An electric distribution utility may apply to PUCO for approval of a revenue decoupling mechanism; however gas utilities haven’t been allowed to implement a true decoupling mechanism, but have been permitted to use straight-fixed-variable rate designs.  These decisions are determined on a case-by-case basis for both electric and gas utilities. 

Utility Incentives

Rules allow utilities to submit a request for a shared savings incentive as part of their program plan, subject to annual reconciliation. Utility shared savings incentive mechanisms are approved on a case-by-case basis.

Noncompliance Penalties

If a utility does not meet its energy efficiency requirement through either non-compliance or under-compliance, PUCO has the authority to order forfeiture from the utility. If the utility was unable to meet its benchmarks "due to regulatory, economic or technological reasons beyond its reasonable control" then the commission can issue a waiver and lower the utility's compliance targets.

Stakeholder Collaboration

Utilities in Ohio run their own stakeholder groups, which may include industry, commercial groups, academics, nonprofits, housing advocates, government representatives and chambers of commerce. They use these groups to advise the utility on proposed energy efficiency plans and programs. Ohio does not have a statewide stakeholder process.

Program Evaluation

Cost Effectiveness Tests

Utilities in Ohio are required to use the Total Resource Cost Test (TRC) for evaluating the cost-effectiveness of energy efficiency programs for their program planning efforts. Additional tests, primarily the Program Administrator Cost Test (PACT), are used by utilities in their program evaluation, but the TRC is the only test required by the rules.

Net vs. Gross

Ohio utilities report gross energy savings; they do not have a requirement for measuring free-ridership or spillover effects.

Technical Resource Manual

The evaluation of ratepayer-funded energy efficiency programs in Ohio relies on regulatory orders. Both the utilities and the Public Utilities Commission of Ohio administer evaluations. Rules and requirements for these evaluations are drafted in the Draft Technical Reference Manual and the Draft Technical Reference Manual. Evaluations are conducted statewide and for each of the utilities.

State Energy Plan or Vision

Governor Kasich's 21st Century Energy Policy focuses heavily on supply-side energy production, but promotes energy efficiency to help offset rising energy prices. It does this by improving state building energy efficiency, bringing new efficiency technologies and programs to Ohio, increasing the efficiency of state fleets and expanding customer access to green energy pricing programs.

State Agency Energy Reduction Requirement

There is no longer a specific requirement for state agency energy reduction. The previous requirement by former Governor Strickland ordered the creation of a cabinet-level energy advisor, directed state agencies to audit buildings and achieve a 5% reduction in energy use that fiscal year and a 15% reduction by the end of four fiscal years. That order expired on January 1, 2011 and has not been renewed.
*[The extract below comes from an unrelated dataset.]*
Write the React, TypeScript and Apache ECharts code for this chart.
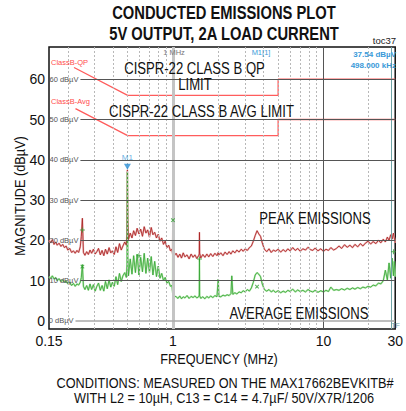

The state does encourage energy efficiency in state buildings and provides support through the Office of Energy Services.

The Office of Energy Services (OES) within the State Architect's Office provides engineering, design and contracting assistance to state agencies to achieve cost-effective reductions in energy use, and the OES uses the US Department of Energy's Portfolio Manager software to meet the requirements for energy efficiency in new state building construction.

EE in New State Buildings

Ohio code requires life-cycle cost analysis and energy consumption analysis for all new or renovated state buildings, and consumption analysis prior to new leases. All state buildings must be operated by certified building operators and track their energy use.

State-owned facilities are required to use the EPA's Energy Star Portfolio Manager as a benchmarking tool. The Advanced Energy Law (H.B. 251), enacted in 2007, requires institutions of higher education to impose minimum efficiency standards - at least 20 percent by 2014 from a 2004 baseline- for new buildings and leased buildings larger than 20,000 square feet. The Ohio School Facilities Commission requires all new school construction to meet the LEED silver standard, with the non-binding goal of meeting the LEED gold standard.